このような欧州をアングロサクソンは当然のように野蛮な文明視しているわけですが、それを表に出してしまっては欧州の人々を怒らせることになるので、けっして表に出さないのがアングロサクソンのようです。だから欧州地域以外の人々には、両者の違いが分からないのかもしれません。
「この手の論考は、イギリス人の間では常識的な共通認識・・アングロサクソン文明は世界の頂点に位置し、欧州文明も、その他のもろもろの文明同様、一段と低い野蛮な文明である・・をイギリス人たる筆者とイギリス人たる読者が密かに再確認し合い、ほくそ笑み合うのが目的なのです。内々のエールの交換だ、と言ってもいいかもしれません。
そんな身内同士の密かな楽しみのために、イギリス人以外の人々、とりわけ一衣帯水の位置関係にある欧州の人々、を怒らせてしまうようなことは愚の骨頂であり、避けなければなりません。
そこで筆者は、意図的に論理構成を無茶苦茶にすることによって、欧州の人々に具体的な攻撃材料を与えないようにしているのです。
欧州の人々は、イギリス人が自分達を野蛮人視していることをうすうす感づいているし、この論考がこのようなイギリス人の欧州観を記したものであることも何となく分かるけれど、筆者は、プライドが高い欧州の人々が、明確に侮辱的文言が記されているわけではない上に論理構成も無茶苦茶である論考であれば、怒りを飲み込んであえてイチャモンはつけないことを知っているのです。」(コラム#1256より抜粋)
(*20)コラム#1755<米国とは何か(続々)(その1)>
http://blog.ohtan.net/archives/51059826.html
(*21)コラム#413<トラディショナリズム(その4)>
http://blog.ohtan.net/archives/50955420.html
(*22)コラム#503<米国とは何か(続)(その2)>
http://blog.ohtan.net/archives/50955330.html
(*23)コラム#504<米国とは何か(続)(その3)>
http://blog.ohtan.net/archives/50955329.html
(*24)コラム#1256<アングロサクソン論をめぐって(続x3)(その3)>
http://blog.ohtan.net/archives/50954577.html
11.最後に
以上、アングロサクソンとは何かを順を追って見てきましたが、自由主義、民主主義、資本主義、これらの価値観はすべて個人主義に由来し、その個人主義は軍事を前提としていました。今やグローバルスタンダードになっているこれらの諸価値が、アングロサクソンの由来であることが正しければ、リベラルな人々は、これらの大好きな言葉と同じように、軍事も尊重すべきではないでしょうか。いや、リベラルでここまで軍事を忌避しているのは日本だけでしょう。

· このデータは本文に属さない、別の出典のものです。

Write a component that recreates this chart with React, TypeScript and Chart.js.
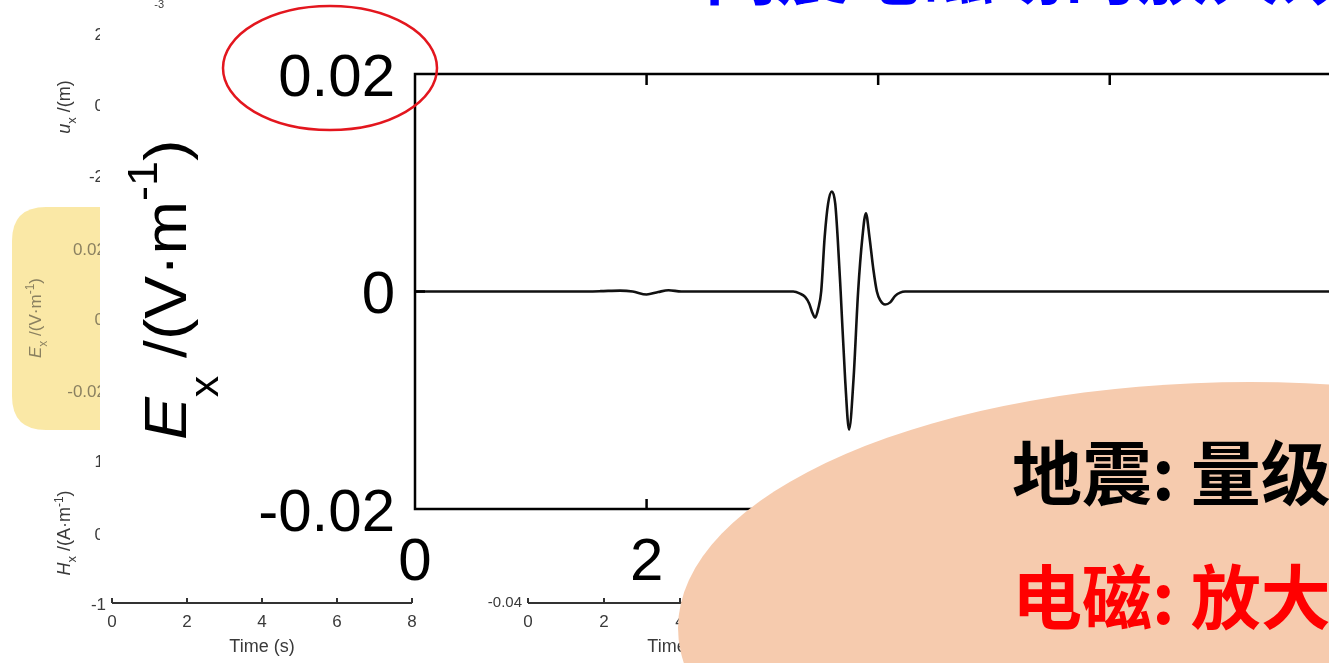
import React, { useEffect, useRef } from "react";
import { Chart, registerables } from "chart.js";

Chart.register(...registerables);

// ---- data ----
const timeS = [
  0, 0.5, 1.0, 1.4, 1.6, 1.77, 1.88, 2.0, 2.1, 2.19, 2.3, 2.6, 3.0,
  3.266, 3.326, 3.369, 3.404, 3.43, 3.456, 3.482, 3.508, 3.538, 3.568, 3.6,
  3.629, 3.65, 3.676, 3.715, 3.749, 3.787, 3.827, 3.864, 3.894, 3.925, 3.959,
  3.989, 4.017, 4.06, 4.104, 4.147, 4.19, 4.233,
  4.6, 5.0, 5.5, 6.0, 7.0, 8.0,
];
const exVm = [
  0, 0, 0, 0, 0.00003, 0.00008, 0, -0.00028, -0.00005, 0.00012, 0, 0, 0,
  0, -0.0002, -0.0005, -0.0011, -0.0019, -0.0024, -0.0016, 0, 0.005, 0.0081, 0.0092,
  0.0081, 0.005, 0, -0.0081, -0.0127, -0.0081, 0, 0.005, 0.0072, 0.005, 0.002,
  0, -0.0008, -0.0012, -0.001, -0.0004, -0.0001, 0,
  0, 0, 0, 0, 0, 0,
];
const xTickValues = [0, 2, 4, 6, 8];
const yTickValues = [-0.02, 0, 0.02];
const yTickLabels = ["-0.02", "0", "0.02"];
const smallTimeTicks = ["0", "2", "4", "6", "8"];

const SANS = '"Liberation Sans", Arial, sans-serif';
const CJK = '"Noto Sans CJK SC", "Noto Sans CJK TC", sans-serif';

type Seg = { t: string; font: string; dy?: number };

function drawRich(
  ctx: CanvasRenderingContext2D,
  segs: Seg[],
  x: number,
  y: number,
  angle: number,
  scaleX: number,
  center: boolean,
  color: string
) {
  ctx.save();
  ctx.translate(x, y);
  ctx.rotate(angle);
  ctx.scale(scaleX, 1);
  ctx.fillStyle = color;
  ctx.textAlign = "left";
  ctx.textBaseline = "alphabetic";
  let total = 0;
  for (const s of segs) {
    ctx.font = s.font;
    total += ctx.measureText(s.t).width;
  }
  let cx = center ? -total / 2 : 0;
  for (const s of segs) {
    ctx.font = s.font;
    ctx.fillText(s.t, cx, s.dy || 0);
    cx += ctx.measureText(s.t).width;
  }
  ctx.restore();
}

function roundRect(ctx: CanvasRenderingContext2D, x: number, y: number, w: number, h: number, r: number) {
  ctx.beginPath();
  ctx.moveTo(x + r, y);
  ctx.lineTo(x + w - r, y);
  ctx.quadraticCurveTo(x + w, y, x + w, y + r);
  ctx.lineTo(x + w, y + h - r);
  ctx.quadraticCurveTo(x + w, y + h, x + w - r, y + h);
  ctx.lineTo(x + r, y + h);
  ctx.quadraticCurveTo(x, y + h, x, y + h - r);
  ctx.lineTo(x, y + r);
  ctx.quadraticCurveTo(x, y, x + r, y);
  ctx.closePath();
}

const decoPlugin = {
  id: "deco",
  beforeDraw(chart: any) {
    const ctx: CanvasRenderingContext2D = chart.ctx;
    ctx.save();
    ctx.fillStyle = "#ffffff";
    ctx.fillRect(0, 0, chart.width, chart.height);

    const gray = "#3a3a3a";
    ctx.fillStyle = gray;
    ctx.textAlign = "right";
    ctx.textBaseline = "middle";
    ctx.font = `11px ${SANS}`;
    ctx.fillText("-3", 164, 5);
    ctx.font = `17px ${SANS}`;
    ctx.fillText("2", 104, 35);
    ctx.fillText("0", 104, 106);
    ctx.fillText("-2", 104, 177);
    drawRich(ctx, [
      { t: "u", font: `italic 18px ${SANS}` },
      { t: "x", font: `13px ${SANS}`, dy: 6 },
      { t: " /(m)", font: `18px ${SANS}` },
    ], 70, 107, -Math.PI / 2, 1, true, gray);

    ctx.fillStyle = "#FAE8A6";
    roundRect(ctx, 12, 207, 140, 223, 34);
    ctx.fill();
    const olive = "#8a8060";
    ctx.fillStyle = olive;
    ctx.textAlign = "right";
    ctx.font = `17px ${SANS}`;
    ctx.fillText("0.02", 106, 250);
    ctx.fillText("0", 104, 320);
    ctx.fillText("-0.02", 106, 392);
    drawRich(ctx, [
      { t: "E", font: `italic 17px ${SANS}` },
      { t: "x", font: `12px ${SANS}`, dy: 6 },
      { t: " /(V·m", font: `17px ${SANS}` },
      { t: "-1", font: `12px ${SANS}`, dy: -7 },
      { t: ")", font: `17px ${SANS}` },
    ], 41, 318, -Math.PI / 2, 1, true, olive);

    ctx.fillStyle = gray;
    ctx.textAlign = "right";
    ctx.font = `17px ${SANS}`;
    ctx.fillText("1", 104, 462);
    ctx.fillText("0", 104, 535);
    ctx.fillText("-1", 106, 605);
    drawRich(ctx, [
      { t: "H", font: `italic 18px ${SANS}` },
      { t: "x", font: `13px ${SANS}`, dy: 6 },
      { t: " /(A·m", font: `18px ${SANS}` },
      { t: "-1", font: `12px ${SANS}`, dy: -7 },
      { t: ")", font: `18px ${SANS}` },
    ], 70, 533, -Math.PI / 2, 1, true, gray);

    const drawSmallAxis = (x0: number, step: number) => {
      ctx.strokeStyle = "#333";
      ctx.lineWidth = 2;
      ctx.beginPath();
      ctx.moveTo(x0, 603);
      ctx.lineTo(x0 + step * 4, 603);
      for (let i = 0; i < 5; i++) {
        ctx.moveTo(x0 + step * i, 603);
        ctx.lineTo(x0 + step * i, 598);
      }
      ctx.stroke();
      ctx.fillStyle = gray;
      ctx.textAlign = "center";
      ctx.textBaseline = "middle";
      ctx.font = `17px ${SANS}`;
      smallTimeTicks.forEach((lab, i) => ctx.fillText(lab, x0 + step * i, 622));
      ctx.font = `18px ${SANS}`;
      ctx.fillText("Time (s)", x0 + step * 2, 647);
    };
    drawSmallAxis(112, 75);
    drawSmallAxis(528, 76);
    ctx.fillStyle = gray;
    ctx.textAlign = "right";
    ctx.textBaseline = "middle";
    ctx.font = `15px ${SANS}`;
    ctx.fillText("-0.04", 522, 603);

    ctx.fillStyle = "#ffffff";
    ctx.fillRect(100, 12, chart.width - 100, 580);
    ctx.restore();
  },
  afterDraw(chart: any) {
    const ctx: CanvasRenderingContext2D = chart.ctx;
    const a = chart.chartArea;
    const xs = chart.scales.x;
    const ys = chart.scales.y;
    ctx.save();
    ctx.strokeStyle = "#000";
    ctx.lineWidth = 2.5;
    ctx.strokeRect(a.left, a.top, a.right - a.left, a.bottom - a.top);
    ctx.beginPath();
    xs.ticks.forEach((t: any) => {
      if (t.value <= xs.min || t.value >= xs.max) return;
      const px = xs.getPixelForValue(t.value);
      ctx.moveTo(px, a.bottom);
      ctx.lineTo(px, a.bottom - 10);
      ctx.moveTo(px, a.top);
      ctx.lineTo(px, a.top + 11);
    });
    ys.ticks.forEach((t: any) => {
      if (t.value <= ys.min || t.value >= ys.max) return;
      const py = ys.getPixelForValue(t.value);
      ctx.moveTo(a.left, py);
      ctx.lineTo(a.left + 10, py);
      ctx.moveTo(a.right, py);
      ctx.lineTo(a.right - 10, py);
    });
    ctx.stroke();

    drawRich(ctx, [
      { t: "E", font: `italic 60px ${SANS}` },
      { t: "x", font: `40px ${SANS}`, dy: 32 },
      { t: " /(V·m", font: `60px ${SANS}` },
      { t: "-1", font: `42px ${SANS}`, dy: -29 },
      { t: ")", font: `60px ${SANS}` },
    ], 186, 440, -Math.PI / 2, 1.07, false, "#000");

    ctx.strokeStyle = "#E3161E";
    ctx.lineWidth = 2.5;
    ctx.beginPath();
    ctx.ellipse(330, 68, 107, 62, 0, 0, Math.PI * 2);
    ctx.stroke();

    ctx.fillStyle = "#F6CBAE";
    ctx.beginPath();
    ctx.ellipse(1250, 628, 572, 246, 0, 0, Math.PI * 2);
    ctx.fill();
    ctx.textAlign = "left";
    ctx.textBaseline = "alphabetic";
    ctx.font = `bold 70px ${CJK}`;
    ctx.fillStyle = "#000";
    ctx.fillText("地震: 量级", 1012, 500);
    ctx.fillStyle = "#FF0000";
    ctx.fillText("电磁: 放大", 1012, 624);

    ctx.fillStyle = "#0000FF";
    ctx.font = `bold 72px ${CJK}`;
    ctx.fillText("同震电磁场的放大效应", 705, -2);
    ctx.restore();
  },
};

export default function App() {
  const ref = useRef<HTMLCanvasElement | null>(null);
  useEffect(() => {
    document.body.style.margin = "0";
    document.documentElement.style.overflow = "hidden";
    const canvas = ref.current;
    if (!canvas) return;
    const chart = new Chart(canvas, {
      type: "line",
      data: {
        datasets: [
          {
            data: timeS.map((t, i) => ({ x: t, y: exVm[i] })),
            borderColor: "#111",
            borderWidth: 2.6,
            pointRadius: 0,
            fill: false,
            cubicInterpolationMode: "monotone",
          },
        ],
      },
      options: {
        responsive: false,
        animation: false,
        devicePixelRatio: 1,
        layout: { padding: { top: 74, right: 3, bottom: 0, left: 0 } },
        plugins: { legend: { display: false }, tooltip: { enabled: false } },
        scales: {
          x: {
            type: "linear",
            min: 0,
            max: 8,
            grid: { display: false, drawTicks: false },
            border: { display: false },
            afterBuildTicks: (s: any) => {
              s.ticks = xTickValues.map((v) => ({ value: v }));
            },
            afterFit: (s: any) => {
              s.height = 154;
            },
            ticks: {
              autoSkip: false,
              maxRotation: 0,
              padding: 18,
              color: "#000",
              font: { family: SANS, size: 60 },
              callback: (v: any) => String(v),
            },
          },
          y: {
            type: "linear",
            min: -0.02,
            max: 0.02,
            grid: { display: false, drawTicks: false },
            border: { display: false },
            afterBuildTicks: (s: any) => {
              s.ticks = yTickValues.map((v) => ({ value: v }));
            },
            afterFit: (s: any) => {
              s.width = 415;
            },
            ticks: {
              autoSkip: false,
              padding: 20,
              labelOffset: 5,
              color: "#000",
              font: { family: SANS, size: 60 },
              callback: (v: any) => yTickLabels[yTickValues.indexOf(v)] ?? String(v),
            },
          },
        },
      },
      plugins: [decoPlugin],
    } as any);
    return () => chart.destroy();
  }, []);
  return (
    <div style={{ width: 1329, height: 663, overflow: "hidden", position: "relative", background: "#fff" }}>
      <canvas ref={ref} width={1376} height={663} style={{ display: "block", width: 1376, height: 663 }} />
    </div>
  );
}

「世界の歴史と現状を理解するためには軍事とアングロサクソンを理解しなければならない。」これは太田さんの言葉ですが、アングロサクソン文明のほぼすべてが軍事から来ているとするのなら、即ち、軍事の知識を身に付けることが、政治、社会、世界、そして個人の生活をも、本当に理解することに繋がるのかもしれません。
ところで太田さんは、日本文明はアングロサクソン文明と最も親和性があり、日本人は本来アングロサクソンの最大の理解者です、と仰っています。
「こう見てくると、アングロサクソンと日本は、違いは沢山あるものの、多元主義と寛容の精神という、世界的に見て極めて稀な価値観を共有していることになる。」(『防衛庁再生宣言』P192より抜粋)
日本とアングロサクソンが、お互いを良き理解者として、対等な立場で尊重しあえる日は来るのでしょうか。
(終わり)
<太田のコメント>
私より私のアングロサクソン論をよくご存じであるとさえ思える遠江人さん、すばらしい紹介をしていただき、まことにありがとうございました。